I am (give or take 5 weeks) a college graduate. I am pursuing a graduate degree. I am an independent, successful black woman and yet, Tyler Perry doesn’t make me feel any certain way.
More often than not, I find Tyler Perry’s work hilarious. I enjoy seeing a movie with a cast full of black folks who have a spectrum of skin complexions and body types, and who don’t get by selling drugs or tricking the welfare office. I like seeing us in suits and dresses instead of wifebeaters and booty shorts. I like seeing black folks who can speak proper English and say “big” words without being made to seem inauthentic because of it.
Shoot, I’m happy to see some black humor portrayed on screen every once in a while–I refuse to see Precious because it looks damned depressing. I find his movies a decent alternative to the Magic Negro/Tragic Negro/Good-Natured Black Sidekick that we’re normally relegated to in white films. When Morgan Freeman got cast as God in Bruce Almighty I wanted to stand up and clap in the theater. How often do you get to see a black person cast as a character who is all powerful? Not everyday, I tell ya!
It’s true that the drama goes over the top and that the characters can be one-dimensional in order to further the plotline. But how is that different from any other movies? How many movies that come out anymore are works of art? Mainstream movies are entertainment, and they exist to make money, period.White people have been making movies about themselves that range from the controversial (Brokeback Mountain) to the touching (Forrest Gump) to the downright foolish (Pineapple Express) and it’s never a big deal. White folks aren’t up in arms at Judd Apatow for making them look bad, so why are we bashing Tyler Perry? If you don’t like the movies, just don’t see them and sit down, please.
Tex made the insightful observation that white folks who haven’t been around black people look at what’s in movies and on televisions and assume we act exactly like that. But you know what? ANYBODY who lives their life strictly based on something they saw in the entertainment media, without ever questioning it, is STUPID. And I’m tired of having to make allowances for stupid people! If Spike Lee, John Singleton, Oprah, Denzel Washington, Cicely Tyson, Don Cheadle and their ilk haven’t convinced white folks that we are just as capable of being noble, sensitive, intelligent, self-sacrificing and introspective as white folks, then Tyler Perry isn’t going to hurt our community one bit.

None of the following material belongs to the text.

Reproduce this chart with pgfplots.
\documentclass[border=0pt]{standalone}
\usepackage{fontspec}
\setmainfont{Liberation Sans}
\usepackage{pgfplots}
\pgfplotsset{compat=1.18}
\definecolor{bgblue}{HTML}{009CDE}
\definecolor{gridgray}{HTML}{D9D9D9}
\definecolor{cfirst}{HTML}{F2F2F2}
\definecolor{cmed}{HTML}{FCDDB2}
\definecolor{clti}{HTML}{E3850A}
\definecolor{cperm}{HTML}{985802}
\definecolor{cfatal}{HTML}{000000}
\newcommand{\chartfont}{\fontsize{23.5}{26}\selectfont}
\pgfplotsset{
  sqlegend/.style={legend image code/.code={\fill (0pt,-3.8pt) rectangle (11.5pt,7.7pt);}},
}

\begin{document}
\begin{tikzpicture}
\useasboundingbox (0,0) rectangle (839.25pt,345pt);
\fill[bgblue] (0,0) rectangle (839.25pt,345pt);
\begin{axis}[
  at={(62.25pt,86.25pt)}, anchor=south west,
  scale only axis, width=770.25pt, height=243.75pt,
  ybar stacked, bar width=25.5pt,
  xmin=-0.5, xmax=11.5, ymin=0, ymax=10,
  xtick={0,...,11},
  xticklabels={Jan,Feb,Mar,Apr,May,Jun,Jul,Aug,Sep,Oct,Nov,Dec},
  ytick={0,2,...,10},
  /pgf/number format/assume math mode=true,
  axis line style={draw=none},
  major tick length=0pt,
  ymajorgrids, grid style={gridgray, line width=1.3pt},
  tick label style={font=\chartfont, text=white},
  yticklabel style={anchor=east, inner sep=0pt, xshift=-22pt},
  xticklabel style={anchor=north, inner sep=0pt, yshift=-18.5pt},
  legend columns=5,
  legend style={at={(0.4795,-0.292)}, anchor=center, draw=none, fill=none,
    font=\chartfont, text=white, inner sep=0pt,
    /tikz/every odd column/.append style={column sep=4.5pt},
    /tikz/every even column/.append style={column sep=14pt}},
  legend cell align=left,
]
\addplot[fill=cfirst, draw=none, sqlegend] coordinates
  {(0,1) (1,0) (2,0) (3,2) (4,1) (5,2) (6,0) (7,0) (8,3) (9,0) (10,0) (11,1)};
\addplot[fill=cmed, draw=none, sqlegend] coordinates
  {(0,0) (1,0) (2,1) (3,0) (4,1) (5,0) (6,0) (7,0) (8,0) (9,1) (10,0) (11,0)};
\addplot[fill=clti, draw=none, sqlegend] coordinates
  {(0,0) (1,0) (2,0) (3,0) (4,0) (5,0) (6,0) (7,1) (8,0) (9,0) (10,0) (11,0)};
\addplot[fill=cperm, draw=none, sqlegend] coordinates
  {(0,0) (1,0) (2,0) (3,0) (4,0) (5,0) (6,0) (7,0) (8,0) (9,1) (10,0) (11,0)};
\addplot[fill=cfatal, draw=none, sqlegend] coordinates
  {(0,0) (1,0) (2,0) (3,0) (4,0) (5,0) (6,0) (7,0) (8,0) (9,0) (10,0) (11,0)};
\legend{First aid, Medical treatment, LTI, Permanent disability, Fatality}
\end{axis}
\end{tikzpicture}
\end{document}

Now, on to accusations against the man himself. It has been said that Perry is colorstruck–dark skinned black men are bad, light skinned black women are all saditty, professional black women don’t know how to treat a man, he disfranchises older black actresses by donning a dress and wig instead of allowing them to portray the “Madea” role, etc. I think it’s all bunk. especially the colorstruck accusations–I’ve seen every one of his movies (and most of the plays) and there is no pattern of colorism that I can detect. Sure, the golden-hued Shemar Moore and Boris Kodjoe played the knight in shining armor in two Perry films–but that’s because, in terms of the hotness factor, they’re the Brad Pitt and Tom Cruise of Black Hollywood. But the chocolatey Morris Chestnut and Idris Elba played the same role in two other Perry films, so the scales are balanced. (The nerd in me really wants to make a spreadsheet right now but that’s time better put towards my research paper, I think.) As for the saditty and professional black women, Perry is simply bringing up issues that we talk about all the time. Many, if not most of us, know that pretty chick who thinks her beauty is an excuse to act stank. Pick up an issue of Essence or Ebony and you’ll see articles on achieving work-life balance, and editorials encouraging us to “let a man be a man”. Yet all of a sudden Perry is a misogynist for reflecting these sentiments in his films? He’s simply doing the smart thing and writing about what resonates and causes controversy with his audience. Finally, as for the excessive comedy and melodrama–would you pay to see 2 hours of well dressed folks having polite conversation about the weather?….didn’t think so.
My conclusion: Sometimes, a movie is just a movie. But if you feel differently, lemme hear it!